■ WORK TO DO
Leave out the pictures and copy everything else below exactly.

■ STORED DATA
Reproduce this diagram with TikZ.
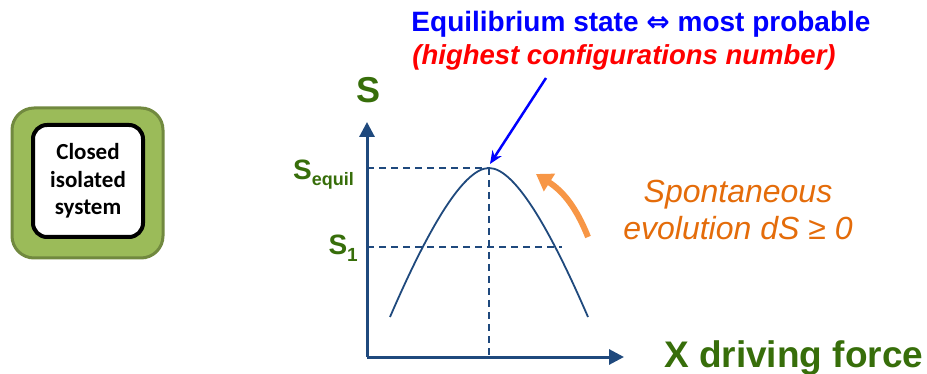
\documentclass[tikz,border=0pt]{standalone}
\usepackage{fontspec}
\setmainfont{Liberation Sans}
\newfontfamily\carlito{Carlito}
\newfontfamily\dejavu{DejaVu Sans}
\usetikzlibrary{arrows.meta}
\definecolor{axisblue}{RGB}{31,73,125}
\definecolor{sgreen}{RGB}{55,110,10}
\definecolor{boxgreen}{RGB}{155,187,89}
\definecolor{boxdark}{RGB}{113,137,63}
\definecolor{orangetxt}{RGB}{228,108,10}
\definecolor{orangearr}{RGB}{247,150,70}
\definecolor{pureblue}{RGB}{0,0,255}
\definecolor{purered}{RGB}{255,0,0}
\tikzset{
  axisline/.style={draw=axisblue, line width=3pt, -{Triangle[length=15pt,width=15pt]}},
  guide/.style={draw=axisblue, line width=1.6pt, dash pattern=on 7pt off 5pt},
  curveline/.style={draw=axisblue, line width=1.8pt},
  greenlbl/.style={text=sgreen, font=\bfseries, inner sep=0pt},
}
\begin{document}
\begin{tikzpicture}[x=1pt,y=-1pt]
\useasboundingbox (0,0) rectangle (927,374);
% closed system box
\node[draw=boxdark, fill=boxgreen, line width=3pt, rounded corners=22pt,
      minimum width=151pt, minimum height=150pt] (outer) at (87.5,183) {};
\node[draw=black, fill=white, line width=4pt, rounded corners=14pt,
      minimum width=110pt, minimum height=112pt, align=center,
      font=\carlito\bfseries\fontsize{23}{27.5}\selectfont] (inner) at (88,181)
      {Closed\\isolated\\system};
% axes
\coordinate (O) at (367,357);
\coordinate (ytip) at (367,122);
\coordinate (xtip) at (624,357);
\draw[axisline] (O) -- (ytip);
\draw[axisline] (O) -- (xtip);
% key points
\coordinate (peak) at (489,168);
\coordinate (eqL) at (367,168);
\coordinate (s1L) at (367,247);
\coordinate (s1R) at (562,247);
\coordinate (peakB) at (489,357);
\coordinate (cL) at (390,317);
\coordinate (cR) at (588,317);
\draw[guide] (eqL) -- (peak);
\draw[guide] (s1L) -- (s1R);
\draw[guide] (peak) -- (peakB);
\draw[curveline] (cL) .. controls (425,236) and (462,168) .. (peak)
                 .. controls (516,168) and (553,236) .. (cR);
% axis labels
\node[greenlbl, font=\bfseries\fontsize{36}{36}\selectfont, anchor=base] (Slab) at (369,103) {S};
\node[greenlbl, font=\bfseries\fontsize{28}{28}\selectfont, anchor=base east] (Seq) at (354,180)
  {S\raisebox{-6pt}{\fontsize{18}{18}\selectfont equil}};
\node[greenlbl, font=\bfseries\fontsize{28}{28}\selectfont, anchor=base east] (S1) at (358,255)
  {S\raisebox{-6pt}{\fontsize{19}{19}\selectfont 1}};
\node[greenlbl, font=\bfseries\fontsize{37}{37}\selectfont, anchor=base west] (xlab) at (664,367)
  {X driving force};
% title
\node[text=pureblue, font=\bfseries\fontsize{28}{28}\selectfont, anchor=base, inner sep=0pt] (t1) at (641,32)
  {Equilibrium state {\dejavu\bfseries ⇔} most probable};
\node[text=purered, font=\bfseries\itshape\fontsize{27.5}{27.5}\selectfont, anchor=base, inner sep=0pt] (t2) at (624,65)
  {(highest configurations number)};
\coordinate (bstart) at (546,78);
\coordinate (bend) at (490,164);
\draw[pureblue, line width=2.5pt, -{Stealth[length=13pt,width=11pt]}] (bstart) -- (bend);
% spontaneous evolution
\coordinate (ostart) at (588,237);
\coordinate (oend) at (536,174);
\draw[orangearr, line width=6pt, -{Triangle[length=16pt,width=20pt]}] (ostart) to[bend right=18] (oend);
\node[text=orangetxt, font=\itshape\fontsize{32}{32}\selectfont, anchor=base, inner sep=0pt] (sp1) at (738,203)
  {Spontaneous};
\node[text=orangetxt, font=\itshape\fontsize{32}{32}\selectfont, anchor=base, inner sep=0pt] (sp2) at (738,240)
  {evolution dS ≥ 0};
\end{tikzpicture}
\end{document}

■ REPLY
Reproduce this diagram with TikZ.
\documentclass[tikz,border=0pt]{standalone}
\usepackage{fontspec}
\setmainfont{Liberation Sans}
\newfontfamily\carlito{Carlito}
\newfontfamily\dejavu{DejaVu Sans}
\usetikzlibrary{arrows.meta}
\definecolor{axisblue}{RGB}{31,73,125}
\definecolor{sgreen}{RGB}{55,110,10}
\definecolor{boxgreen}{RGB}{155,187,89}
\definecolor{boxdark}{RGB}{113,137,63}
\definecolor{orangetxt}{RGB}{228,108,10}
\definecolor{orangearr}{RGB}{247,150,70}
\definecolor{pureblue}{RGB}{0,0,255}
\definecolor{purered}{RGB}{255,0,0}
\tikzset{
  axisline/.style={draw=axisblue, line width=3pt, -{Triangle[length=15pt,width=15pt]}},
  guide/.style={draw=axisblue, line width=1.6pt, dash pattern=on 7pt off 5pt},
  curveline/.style={draw=axisblue, line width=1.8pt},
  greenlbl/.style={text=sgreen, font=\bfseries, inner sep=0pt},
}
\begin{document}
\begin{tikzpicture}[x=1pt,y=-1pt]
\useasboundingbox (0,0) rectangle (927,374);
% closed system box
\node[draw=boxdark, fill=boxgreen, line width=3pt, rounded corners=22pt,
      minimum width=151pt, minimum height=150pt] (outer) at (87.5,183) {};
\node[draw=black, fill=white, line width=4pt, rounded corners=14pt,
      minimum width=110pt, minimum height=112pt, align=center,
      font=\carlito\bfseries\fontsize{23}{27.5}\selectfont] (inner) at (88,181)
      {Closed\\isolated\\system};
% axes
\coordinate (O) at (367,357);
\coordinate (ytip) at (367,122);
\coordinate (xtip) at (624,357);
\draw[axisline] (O) -- (ytip);
\draw[axisline] (O) -- (xtip);
% key points
\coordinate (peak) at (489,168);
\coordinate (eqL) at (367,168);
\coordinate (s1L) at (367,247);
\coordinate (s1R) at (562,247);
\coordinate (peakB) at (489,357);
\coordinate (cL) at (390,317);
\coordinate (cR) at (588,317);
\draw[guide] (eqL) -- (peak);
\draw[guide] (s1L) -- (s1R);
\draw[guide] (peak) -- (peakB);
\draw[curveline] (cL) .. controls (425,236) and (462,168) .. (peak)
                 .. controls (516,168) and (553,236) .. (cR);
% axis labels
\node[greenlbl, font=\bfseries\fontsize{36}{36}\selectfont, anchor=base] (Slab) at (369,103) {S};
\node[greenlbl, font=\bfseries\fontsize{28}{28}\selectfont, anchor=base east] (Seq) at (354,180)
  {S\raisebox{-6pt}{\fontsize{18}{18}\selectfont equil}};
\node[greenlbl, font=\bfseries\fontsize{28}{28}\selectfont, anchor=base east] (S1) at (358,255)
  {S\raisebox{-6pt}{\fontsize{19}{19}\selectfont 1}};
\node[greenlbl, font=\bfseries\fontsize{37}{37}\selectfont, anchor=base west] (xlab) at (664,367)
  {X driving force};
% title
\node[text=pureblue, font=\bfseries\fontsize{28}{28}\selectfont, anchor=base, inner sep=0pt] (t1) at (641,32)
  {Equilibrium state {\dejavu\bfseries ⇔} most probable};
\node[text=purered, font=\bfseries\itshape\fontsize{27.5}{27.5}\selectfont, anchor=base, inner sep=0pt] (t2) at (624,65)
  {(highest configurations number)};
\coordinate (bstart) at (546,78);
\coordinate (bend) at (490,164);
\draw[pureblue, line width=2.5pt, -{Stealth[length=13pt,width=11pt]}] (bstart) -- (bend);
% spontaneous evolution
\coordinate (ostart) at (588,237);
\coordinate (oend) at (536,174);
\draw[orangearr, line width=6pt, -{Triangle[length=16pt,width=20pt]}] (ostart) to[bend right=18] (oend);
\node[text=orangetxt, font=\itshape\fontsize{32}{32}\selectfont, anchor=base, inner sep=0pt] (sp1) at (738,203)
  {Spontaneous};
\node[text=orangetxt, font=\itshape\fontsize{32}{32}\selectfont, anchor=base, inner sep=0pt] (sp2) at (738,240)
  {evolution dS ≥ 0};
\end{tikzpicture}
\end{document}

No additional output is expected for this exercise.